Any time a weapon hits a ship (i.e. not to shields, but to the ship itself), the hit strength calculation is applied, using the local armor at the point of impact. It doesn't matter if there is any armor remaining or not; even if none is remaining (i.e. it's hitting bare hull), then it's assumed that there is still a residual amount of 5% of the base armor rating for the purposes of this hit strength calculation. And once the summed armor value of the local armor goes below 5%, it again assumes 5% remaining. So that minimum of 5% always exists. Weapon multipliers for the purposes of hit strength as if they're hitting armor (i.e. /2 for kinetic, *2 for HE, /4 for frag) also apply here.
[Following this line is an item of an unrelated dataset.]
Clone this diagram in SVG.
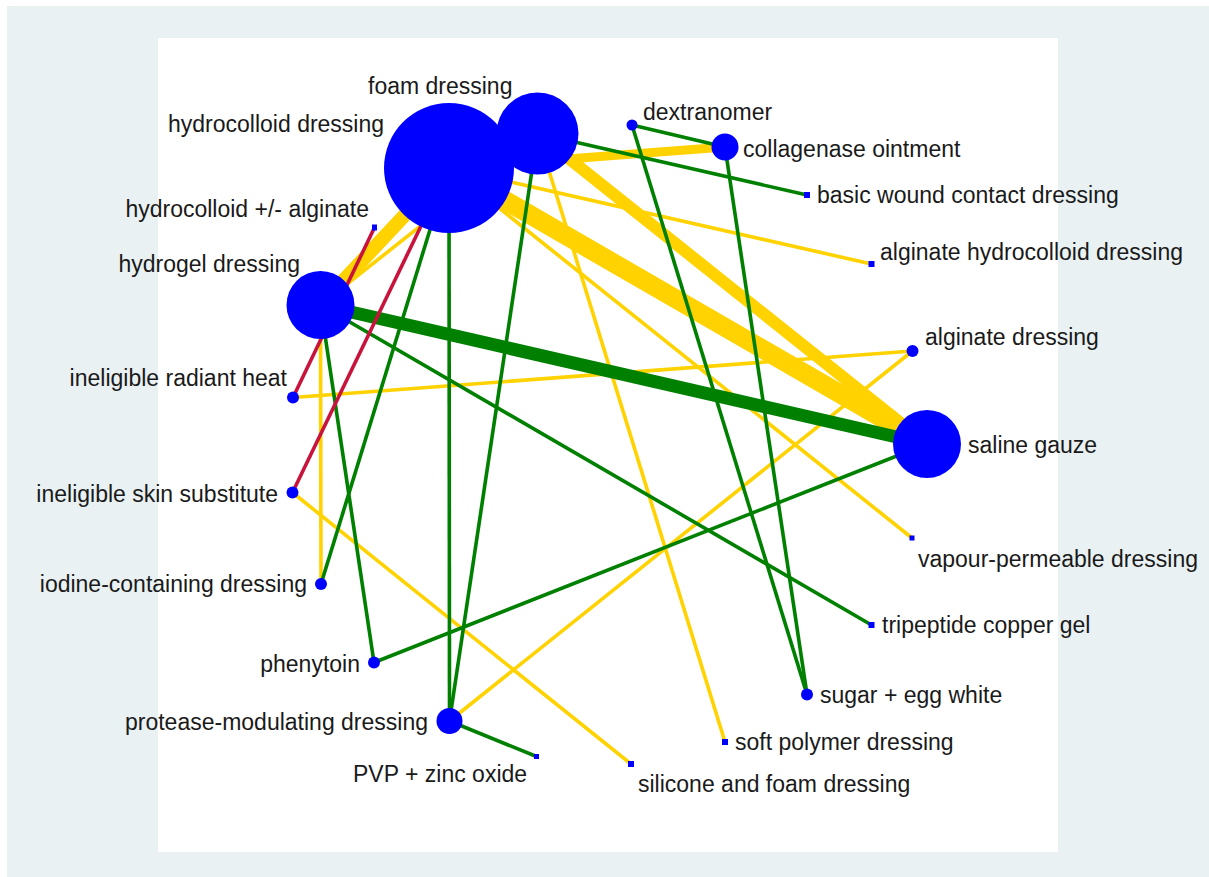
<svg xmlns="http://www.w3.org/2000/svg" width="1209" height="877" viewBox="0 0 1209 877">
<style>
.y{stroke:#FFD200;fill:none}
.g{stroke:#008000;fill:none}
.r{stroke:#C8143C;fill:none}
.t{stroke-width:3.6}
.n{fill:#0000FF}
text{font-family:"Liberation Sans",Arial,sans-serif;font-size:23px;fill:#1a1a1a}
</style>
<rect x="0" y="0" width="1209" height="877" fill="#ffffff"/>
<rect x="7" y="6" width="1202" height="871" fill="#e9f1f3"/>
<rect x="158" y="38" width="900" height="814" fill="#ffffff"/>
<g id="connectors">
<line class="y" x1="449" y1="168" x2="927" y2="444" stroke-width="19"/>
<line class="y" x1="537.5" y1="133.5" x2="927" y2="444" stroke-width="12"/>
<line class="y" x1="449" y1="168" x2="320.5" y2="305" stroke-width="14"/>
<line class="y" x1="449" y1="168" x2="725" y2="147" stroke-width="9"/>
<line class="y t" x1="449" y1="168" x2="871.5" y2="264"/>
<line class="y t" x1="449" y1="168" x2="912" y2="538"/>
<line class="y t" x1="537.5" y1="133.5" x2="725" y2="742"/>
<line class="y t" x1="320.5" y1="305" x2="537.5" y2="133.5"/>
<line class="y t" x1="320.5" y1="305" x2="321" y2="584"/>
<line class="y t" x1="293" y1="397.5" x2="912.5" y2="351"/>
<line class="y t" x1="292.5" y1="492.5" x2="631" y2="764"/>
<line class="y t" x1="449.5" y1="721" x2="912.5" y2="351"/>
<line class="g" x1="320.5" y1="305" x2="927" y2="444" stroke-width="13"/>
<line class="g t" x1="537.5" y1="133.5" x2="807" y2="195"/>
<line class="g t" x1="632" y1="125" x2="725" y2="147"/>
<line class="g t" x1="632" y1="125" x2="807" y2="694.5"/>
<line class="g t" x1="725" y1="147" x2="807" y2="694.5"/>
<line class="g t" x1="537.5" y1="133.5" x2="449.5" y2="721"/>
<line class="g t" x1="449" y1="168" x2="449.5" y2="721"/>
<line class="g t" x1="449" y1="168" x2="321" y2="584"/>
<line class="g t" x1="320.5" y1="305" x2="374" y2="662.5"/>
<line class="g t" x1="320.5" y1="305" x2="871.5" y2="625"/>
<line class="g t" x1="449.5" y1="721" x2="536.5" y2="756.5"/>
<line class="g t" x1="374" y1="662.5" x2="927" y2="444"/>
<line class="r t" x1="293" y1="397.5" x2="374.5" y2="227.5"/>
<line class="r t" x1="292.5" y1="492.5" x2="449" y2="168"/>
</g>
<g id="n-hydrocolloid"><circle class="n" cx="449" cy="168" r="65"/><text x="168" y="132">hydrocolloid dressing</text></g>
<g id="n-foam"><circle class="n" cx="537.5" cy="133.5" r="41"/><text x="368" y="94">foam dressing</text></g>
<g id="n-hydrogel"><circle class="n" cx="320.5" cy="305" r="34"/><text x="300" y="272" text-anchor="end">hydrogel dressing</text></g>
<g id="n-saline"><circle class="n" cx="927" cy="444" r="34"/><text x="968" y="453">saline gauze</text></g>
<g id="n-collagenase"><circle class="n" cx="725" cy="147" r="13.5"/><text x="743" y="157">collagenase ointment</text></g>
<g id="n-dextranomer"><circle class="n" cx="632" cy="125" r="5.5"/><text x="643" y="120">dextranomer</text></g>
<g id="n-basic"><rect class="n" x="804" y="192" width="6" height="6"/><text x="817" y="203">basic wound contact dressing</text></g>
<g id="n-alghydro"><rect class="n" x="868.5" y="261" width="6" height="6"/><text x="880" y="260">alginate hydrocolloid dressing</text></g>
<g id="n-alginate"><circle class="n" cx="912.5" cy="351" r="6"/><text x="925" y="345">alginate dressing</text></g>
<g id="n-vapour"><rect class="n" x="909.5" y="535.5" width="5" height="5"/><text x="918" y="567">vapour-permeable dressing</text></g>
<g id="n-tripeptide"><rect class="n" x="868.5" y="622" width="6" height="6"/><text x="882" y="633">tripeptide copper gel</text></g>
<g id="n-sugar"><circle class="n" cx="807" cy="694.5" r="6"/><text x="820" y="703">sugar + egg white</text></g>
<g id="n-softpoly"><rect class="n" x="722" y="739" width="6" height="6"/><text x="735" y="750">soft polymer dressing</text></g>
<g id="n-silicone"><rect class="n" x="628" y="761" width="6" height="6"/><text x="638" y="792">silicone and foam dressing</text></g>
<g id="n-pvp"><rect class="n" x="534" y="754" width="5" height="5"/><text x="353" y="782">PVP + zinc oxide</text></g>
<g id="n-protease"><circle class="n" cx="449.5" cy="721" r="13"/><text x="428" y="730" text-anchor="end">protease-modulating dressing</text></g>
<g id="n-phenytoin"><circle class="n" cx="374" cy="662.5" r="6"/><text x="360" y="672" text-anchor="end">phenytoin</text></g>
<g id="n-iodine"><circle class="n" cx="321" cy="584" r="6"/><text x="307" y="592" text-anchor="end">iodine-containing dressing</text></g>
<g id="n-skinsub"><circle class="n" cx="292.5" cy="492.5" r="6"/><text x="278" y="502" text-anchor="end">ineligible skin substitute</text></g>
<g id="n-radiant"><circle class="n" cx="293" cy="397.5" r="6"/><text x="287" y="386" text-anchor="end">ineligible radiant heat</text></g>
<g id="n-hcalg"><rect class="n" x="372" y="224.5" width="5" height="6"/><text x="369" y="217" text-anchor="end">hydrocolloid +/- alginate</text></g>
</svg>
This is step #2 above.

When the damage is actually applied to those cells, yes, to hull it always applies as 100%. But that's the damage that has already gone through the hit strength calculation -- that's step #3 above, which is after the damage reduction applied in step #2. This prevents people from doing things like, taking a bunch of Vulcan cannons (500 DPS, 25 frag hit strength), firing a Reaper into the rear of an Onslaught, and then wailing into the hull of the ship with the Vulcans. Well, they can, but it ends up doing 75 DPS to hull (due to the minimum 15% for the hit strength calculation) instead of the 500 DPS stated on the weapon stat card.

For the Locust, because of the hit strength calculation, the damage to hull is going to be 50/(50+75) = 40% of the original damage. So for 2 Locusts firing into hull, the model should be showing that the ship loses 1600 hull per second during the volleys. That should be easy enough to validate by setting shieldregen and shieldmax to 0 and then seeing what happens after armor is gone (assuming no armor regen, of course).

So by the calculations time to kill is 16 sec. In the simulation the time for this combo was 22-28 sec. But that also includes weapons missing and projectile travel time and the enemy rotating I presume.

Actually it doesn't include weapon missing nor travel time, since it's based on how many hits were actually registered; Detailed Combat Results doesn't count misses (although it would be great if it could). You can see for example that there were 212 to 237 Locust hits among the 3 tests, and since each Locust volley is a total of 80 shots, this means the ship died toward the end of the 3rd Locust volley. (All Locust shots hit due to its good tracking.) That's where my time estimates come from.